Mark Zuckerberg has weighed in on the debate over which jobs AI could replace, after Bill Gates suggested that only a small number of professions are truly protected.
Two of tech’s biggest names appear to have very different expectations for how artificial intelligence will shape the future of work.
Gates has recently shared his views on the roles he believes will remain secure as AI continues to advance.
According to the Microsoft co-founder, coders, energy specialists, biologists, and athletes are among the few workers whose positions are unlikely to be taken over.
That leaves a lot of other industries looking far less certain.
Meta CEO Zuckerberg, however, is not convinced that AI is set to trigger a huge wave of job losses, even as his company continues to pour money into AI infrastructure and reorganize teams around the technology.

Since May, Meta has been reducing parts of its workforce as part of a wider push for efficiency, while also ramping up spending on artificial intelligence projects. The company cut about 8,000 jobs in 2026 as part of that effort and has also said it is prioritizing AI development across the business.
One of the company’s biggest priorities has been Meta AI.
Despite those layoffs, Zuckerberg said during a live June 26 interview with Idea Generation that fears of widespread unemployment caused by AI are overblown.
In his view, the technology could actually help expand what people are able to do rather than simply replace them.
He rejected the idea that mass displacement is unavoidable, saying: “I think that people assume that that’s inevitability. I don’t actually think it is.”
His argument centers on what he calls ‘personal super intelligence’ — AI tools designed to support people in their work instead of taking over the entire task.

Expanding on that point, Zuckerberg said: “If you have a balance where some companies are focused on making it so that companies can work more efficiently, but others are focused on more of this personal super intelligence vision where you’re like empowering individuals and making people more productive at each step along the way, then I think it’s probably going to be pretty good,” he said.
Zuckerberg has been publicly leaning into that vision for some time.

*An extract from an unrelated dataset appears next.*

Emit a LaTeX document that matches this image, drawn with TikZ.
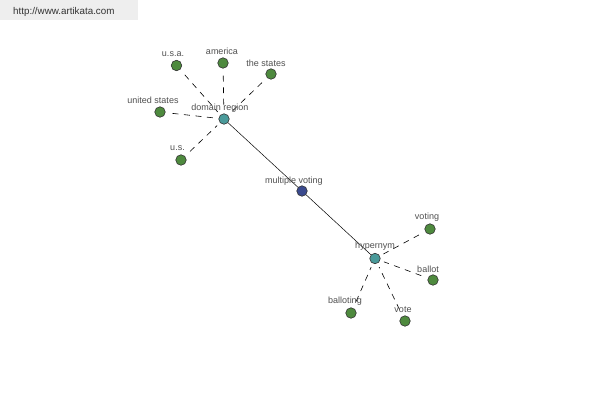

In July 2025, he outlined Meta’s “personal superintelligence” approach in a company statement, arguing that AI should be aimed at empowering individuals rather than centrally automating every valuable job.
So who has the better read on the future — Zuckerberg or Gates?
At this stage, there is no clear answer, though Gates has made a few tech predictions in the past that did not quite play out.
He once said spam email would largely disappear within a couple of years, yet inbox junk folders are still overflowing.
He also predicted that traditional passwords would fade away completely, replaced by biometric systems.
Another forecast saw him backing digital tablets as the dominant form of computing, which never fully happened.
For now, the real impact of AI on jobs remains something the world will have to watch unfold.